-- start SOURCE DATA --

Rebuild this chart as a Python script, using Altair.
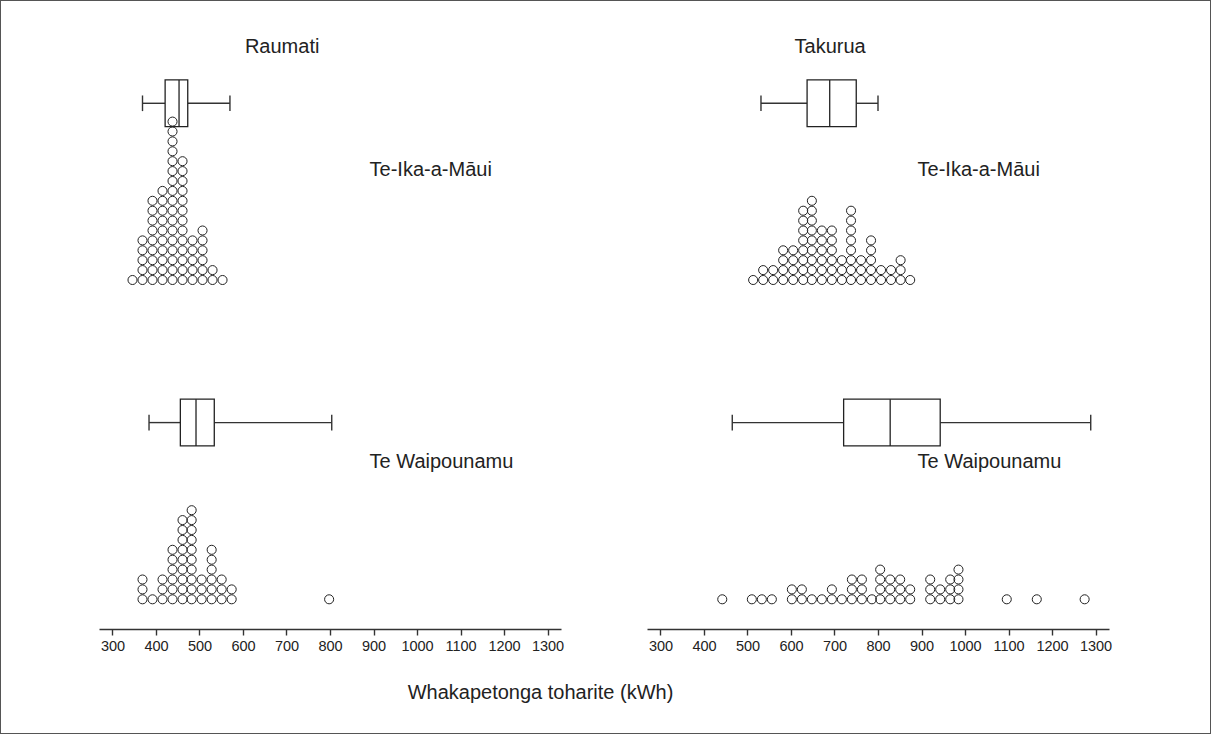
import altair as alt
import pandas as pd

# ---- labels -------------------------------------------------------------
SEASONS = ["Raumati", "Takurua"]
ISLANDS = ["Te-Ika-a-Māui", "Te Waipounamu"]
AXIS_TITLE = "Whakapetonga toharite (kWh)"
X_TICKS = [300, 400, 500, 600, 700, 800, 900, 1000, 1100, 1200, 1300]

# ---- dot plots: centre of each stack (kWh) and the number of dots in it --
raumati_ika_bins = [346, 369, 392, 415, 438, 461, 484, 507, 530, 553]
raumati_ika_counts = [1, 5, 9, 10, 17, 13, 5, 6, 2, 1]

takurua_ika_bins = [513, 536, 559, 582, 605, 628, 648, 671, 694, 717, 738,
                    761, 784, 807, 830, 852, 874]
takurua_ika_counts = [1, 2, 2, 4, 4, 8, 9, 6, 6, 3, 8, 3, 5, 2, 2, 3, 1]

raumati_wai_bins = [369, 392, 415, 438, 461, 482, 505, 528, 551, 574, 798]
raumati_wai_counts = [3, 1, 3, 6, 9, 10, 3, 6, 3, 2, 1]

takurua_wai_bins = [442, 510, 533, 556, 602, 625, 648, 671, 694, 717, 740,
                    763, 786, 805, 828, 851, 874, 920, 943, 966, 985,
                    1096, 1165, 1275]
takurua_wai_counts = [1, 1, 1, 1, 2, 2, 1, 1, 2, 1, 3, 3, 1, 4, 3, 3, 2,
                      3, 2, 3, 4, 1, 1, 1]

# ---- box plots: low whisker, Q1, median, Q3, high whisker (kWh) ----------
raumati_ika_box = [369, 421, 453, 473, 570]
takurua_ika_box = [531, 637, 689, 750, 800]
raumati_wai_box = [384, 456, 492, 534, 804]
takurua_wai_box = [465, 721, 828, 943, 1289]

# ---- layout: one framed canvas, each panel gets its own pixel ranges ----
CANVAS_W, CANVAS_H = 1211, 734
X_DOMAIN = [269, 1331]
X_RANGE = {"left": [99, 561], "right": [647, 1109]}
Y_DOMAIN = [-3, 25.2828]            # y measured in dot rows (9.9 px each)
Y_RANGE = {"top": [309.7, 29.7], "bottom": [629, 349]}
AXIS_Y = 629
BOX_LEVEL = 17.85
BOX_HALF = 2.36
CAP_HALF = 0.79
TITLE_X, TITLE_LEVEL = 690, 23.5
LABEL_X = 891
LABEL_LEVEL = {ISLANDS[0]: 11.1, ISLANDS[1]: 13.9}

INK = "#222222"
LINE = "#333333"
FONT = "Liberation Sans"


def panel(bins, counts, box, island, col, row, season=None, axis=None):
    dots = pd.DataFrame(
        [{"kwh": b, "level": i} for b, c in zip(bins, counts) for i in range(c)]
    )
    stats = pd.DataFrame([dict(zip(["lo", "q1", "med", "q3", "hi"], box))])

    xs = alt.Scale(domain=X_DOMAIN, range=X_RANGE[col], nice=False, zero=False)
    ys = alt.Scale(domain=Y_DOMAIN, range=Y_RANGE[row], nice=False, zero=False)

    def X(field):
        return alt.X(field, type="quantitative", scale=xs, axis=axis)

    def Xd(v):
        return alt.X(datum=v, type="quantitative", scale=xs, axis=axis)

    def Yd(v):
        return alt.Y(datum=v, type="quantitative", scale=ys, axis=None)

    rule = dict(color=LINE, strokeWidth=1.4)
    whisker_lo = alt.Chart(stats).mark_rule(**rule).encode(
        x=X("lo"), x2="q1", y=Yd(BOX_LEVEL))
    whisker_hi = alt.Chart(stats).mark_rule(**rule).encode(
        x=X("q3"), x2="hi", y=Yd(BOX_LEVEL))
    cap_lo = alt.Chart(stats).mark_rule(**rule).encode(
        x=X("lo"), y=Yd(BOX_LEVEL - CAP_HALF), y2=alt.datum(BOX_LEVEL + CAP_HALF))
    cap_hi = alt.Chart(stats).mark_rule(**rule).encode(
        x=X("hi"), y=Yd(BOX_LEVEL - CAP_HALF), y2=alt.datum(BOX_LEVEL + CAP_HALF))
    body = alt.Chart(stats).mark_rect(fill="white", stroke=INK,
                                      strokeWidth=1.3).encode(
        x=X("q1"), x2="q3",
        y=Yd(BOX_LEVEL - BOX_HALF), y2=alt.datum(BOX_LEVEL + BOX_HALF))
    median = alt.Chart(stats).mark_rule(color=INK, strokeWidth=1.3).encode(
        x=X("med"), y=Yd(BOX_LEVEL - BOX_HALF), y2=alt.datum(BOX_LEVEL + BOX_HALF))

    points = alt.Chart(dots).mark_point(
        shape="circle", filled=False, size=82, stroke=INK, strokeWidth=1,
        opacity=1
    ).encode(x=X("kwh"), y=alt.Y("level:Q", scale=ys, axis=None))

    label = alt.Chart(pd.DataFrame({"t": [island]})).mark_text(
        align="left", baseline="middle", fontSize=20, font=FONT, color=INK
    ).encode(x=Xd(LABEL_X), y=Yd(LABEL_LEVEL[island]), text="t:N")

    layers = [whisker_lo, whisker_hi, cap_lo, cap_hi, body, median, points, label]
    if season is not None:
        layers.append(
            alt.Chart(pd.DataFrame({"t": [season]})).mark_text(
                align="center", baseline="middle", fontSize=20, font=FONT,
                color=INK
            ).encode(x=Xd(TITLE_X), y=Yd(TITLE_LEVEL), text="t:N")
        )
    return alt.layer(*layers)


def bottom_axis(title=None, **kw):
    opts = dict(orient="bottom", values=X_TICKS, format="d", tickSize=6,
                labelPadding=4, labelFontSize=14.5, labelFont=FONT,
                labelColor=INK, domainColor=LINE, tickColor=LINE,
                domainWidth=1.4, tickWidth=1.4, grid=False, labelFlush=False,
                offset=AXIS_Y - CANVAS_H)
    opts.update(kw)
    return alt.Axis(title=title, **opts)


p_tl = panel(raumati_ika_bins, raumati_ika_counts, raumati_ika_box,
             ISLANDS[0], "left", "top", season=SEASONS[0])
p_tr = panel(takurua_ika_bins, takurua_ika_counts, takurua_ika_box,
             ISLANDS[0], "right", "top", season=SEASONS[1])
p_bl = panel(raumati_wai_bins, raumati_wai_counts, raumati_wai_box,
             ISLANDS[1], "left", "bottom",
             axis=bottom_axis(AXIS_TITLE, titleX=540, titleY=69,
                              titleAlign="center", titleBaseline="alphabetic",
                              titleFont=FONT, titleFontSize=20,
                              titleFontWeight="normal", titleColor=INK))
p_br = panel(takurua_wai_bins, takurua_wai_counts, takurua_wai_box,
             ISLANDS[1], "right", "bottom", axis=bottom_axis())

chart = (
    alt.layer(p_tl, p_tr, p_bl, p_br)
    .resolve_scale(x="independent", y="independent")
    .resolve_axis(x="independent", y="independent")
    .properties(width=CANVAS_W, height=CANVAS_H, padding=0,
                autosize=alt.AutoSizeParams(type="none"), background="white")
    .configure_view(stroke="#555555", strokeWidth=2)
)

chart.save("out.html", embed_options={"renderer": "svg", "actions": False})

-- end SOURCE DATA --

WHAT IS NEEDED:
Make an exact copy of the lines from the top of the material through the line with "13, 5, 6, 2, 1]", pictures excluded.

FINISHED TASK:
Rebuild this chart as a Python script, using Altair.
import altair as alt
import pandas as pd

# ---- labels -------------------------------------------------------------
SEASONS = ["Raumati", "Takurua"]
ISLANDS = ["Te-Ika-a-Māui", "Te Waipounamu"]
AXIS_TITLE = "Whakapetonga toharite (kWh)"
X_TICKS = [300, 400, 500, 600, 700, 800, 900, 1000, 1100, 1200, 1300]

# ---- dot plots: centre of each stack (kWh) and the number of dots in it --
raumati_ika_bins = [346, 369, 392, 415, 438, 461, 484, 507, 530, 553]
raumati_ika_counts = [1, 5, 9, 10, 17, 13, 5, 6, 2, 1]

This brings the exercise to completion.